Les tics, les tocs ou les rituels sont inévitables lorsqu’on cherche à atteindre un état d’hyper-concentration ? Il n’y a pas d’autres techniques ?
GB : Non, ce n’est pas inévitable. Il y a de très bons champions qui réussissent sans ça. Le mental et la concentration n’ont rien à voir avec les tocs qui sont des exutoires.
RL : Chez Rafa, c’est très démonstratif et visible. Chez d’autres, cela n’est pas aussi spectaculaire. Il y en a qui vont serrer très fort le manche de leur raquette avant de retourner, par exemple. Quand il parle de sa concentration, Rafael parle souvent de calme. Comme son jeu demande une explosivité très intense, le fait d’arriver à trouver son calme par ses rituels lui permet d’être performant et de garder son énergie.

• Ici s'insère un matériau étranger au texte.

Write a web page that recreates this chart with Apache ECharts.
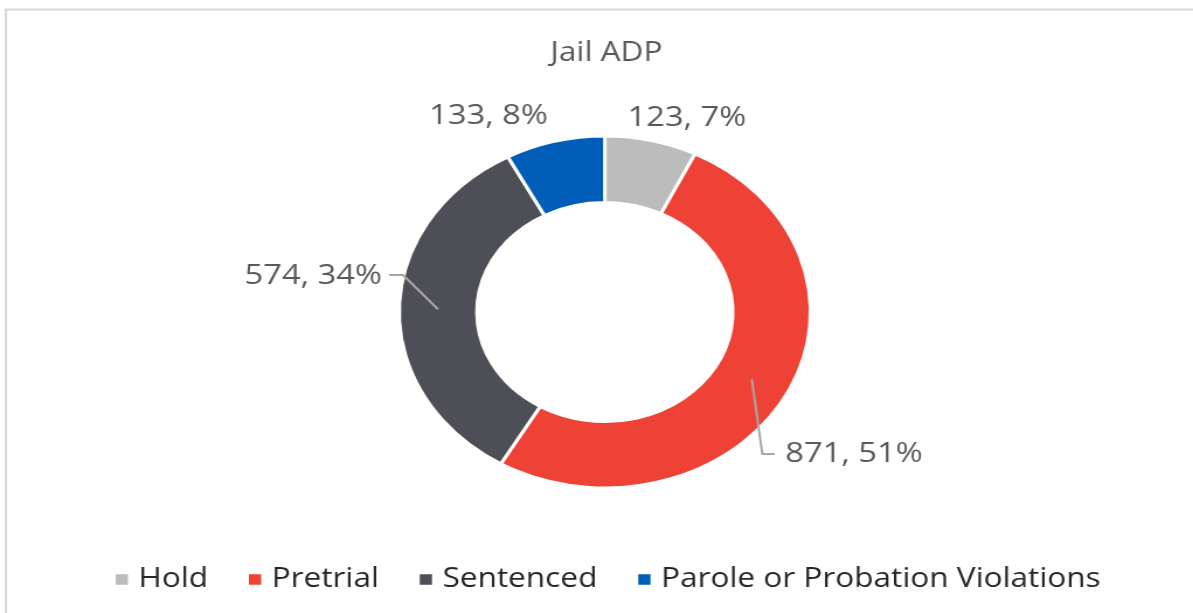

On peut s’entraîner à avoir de bons tics ?
GB : Absolument pas ! Aucune des personnes souffrant de tocs ne peuvent les expliquer. Elles ne savent qu’une chose : si elles ne les font pas, elles se sentent en danger.

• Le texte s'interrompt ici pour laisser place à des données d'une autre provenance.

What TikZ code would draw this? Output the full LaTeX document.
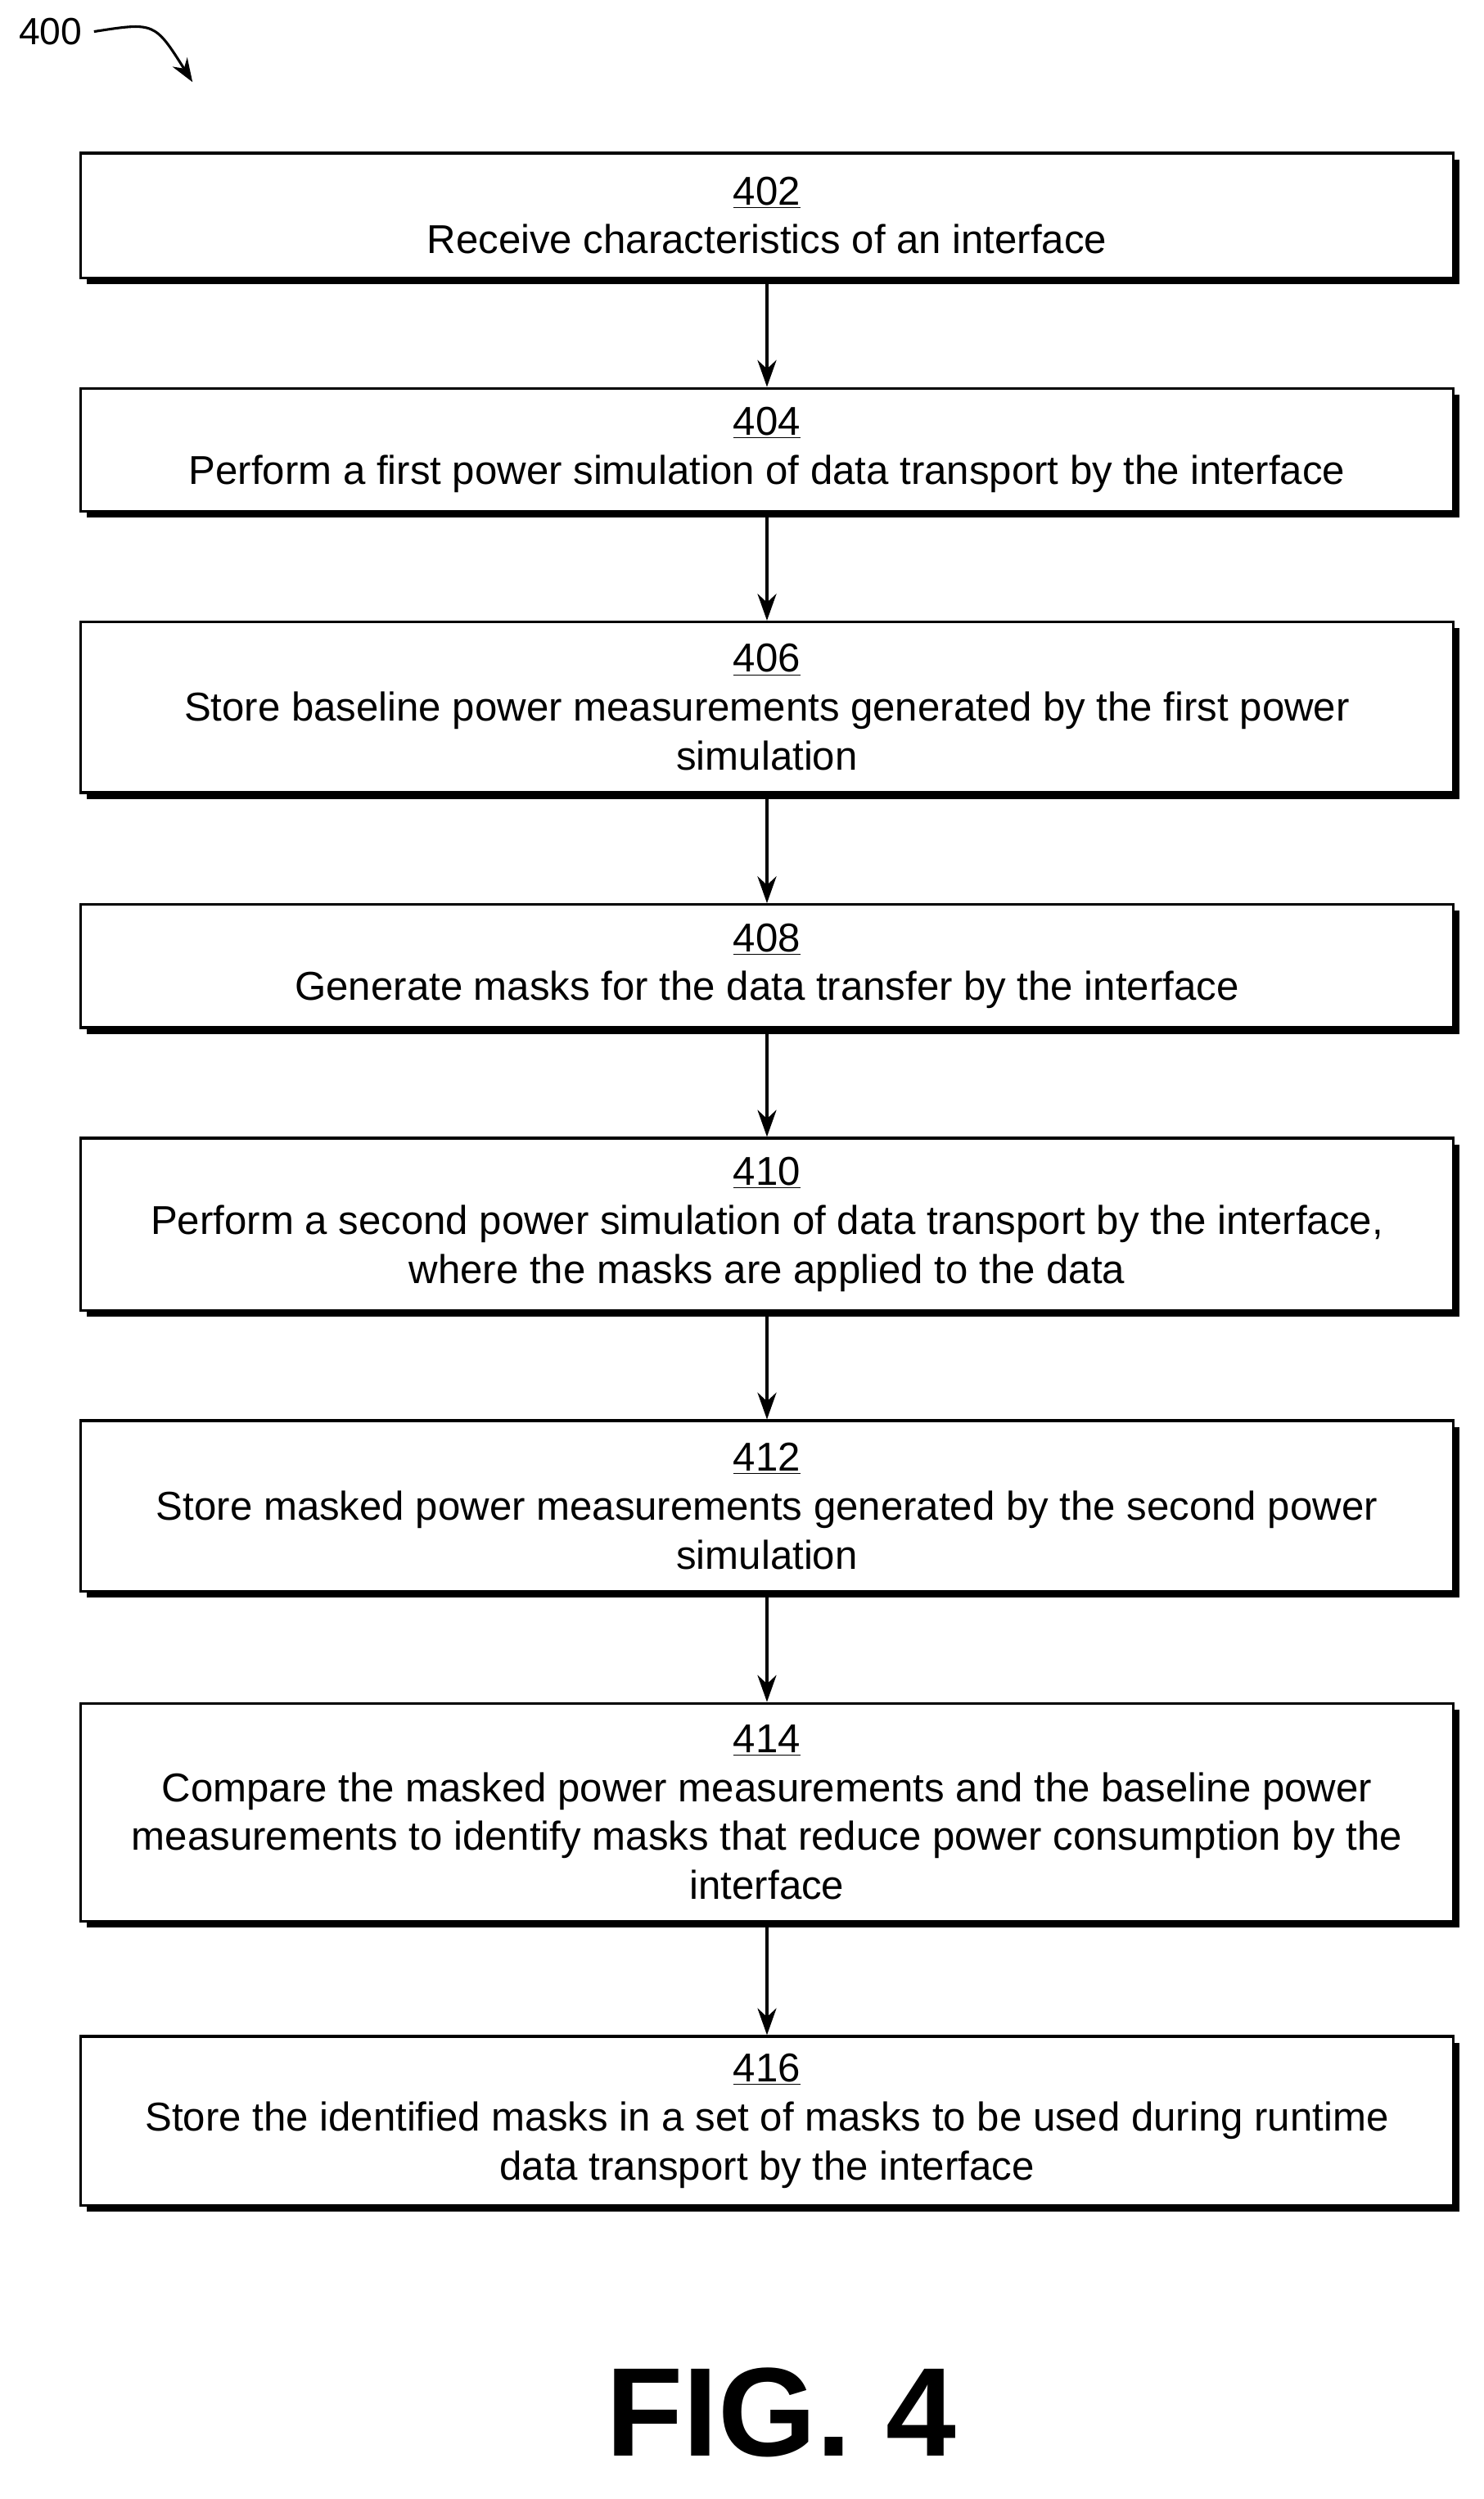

RL : Il n’y a pas d’entraînement pour les tics ou les tocs, c’est évident. D’ailleurs, notre boulot de coach est suffisamment dur… On ne va pas rajouter cela (rires) !
Dernièrement, Rafael Nadal a vécu un moment un peu étonnant… A Monte‐Carlo, Marinko Matosevic, son adversaire, a fait exprès de taper dans ses bouteilles lors d’un changement de côté. Quelle peut être la réaction de l’Espagnol si un tel événement intervient lors d’un match à enjeu : panique, colère, exaspération ?
GB : C’est une attitude totalement déplacée, idiote et surtout indigne d’un grand joueur. La principale force de Nadal, c’est de toujours respecter son adversaire, qu’il soit numéro un ou dernier du classement. Il pourrait en être attristé, probablement un peu en panique, puisqu’on a violé son espace. Mais, dans ces conditions, il sait avancer et tourner la page.
RL : J’ai lu qu’il l’avait bien pris, là… Mais je sais aussi que Rafael Nadal est très bien élevé. Dans certains duels, un champion peut chercher à déstabiliser psychologiquement son adversaire. Là, ce qu’il y a de gênant, c’est qu’il entre dans son intimité et que cela n’a rien à voir avec le match en lui‐même. Le rituel de Rafael Nadal avec ses bouteilles se fait au changement de côté, sans que cela n’influence la rencontre, sans qu’il y ait d’impact sur son adversaire, en termes de concentration. J’ai du mal à imaginer Federer, Djokovic, ou Murray faire ce genre de choses.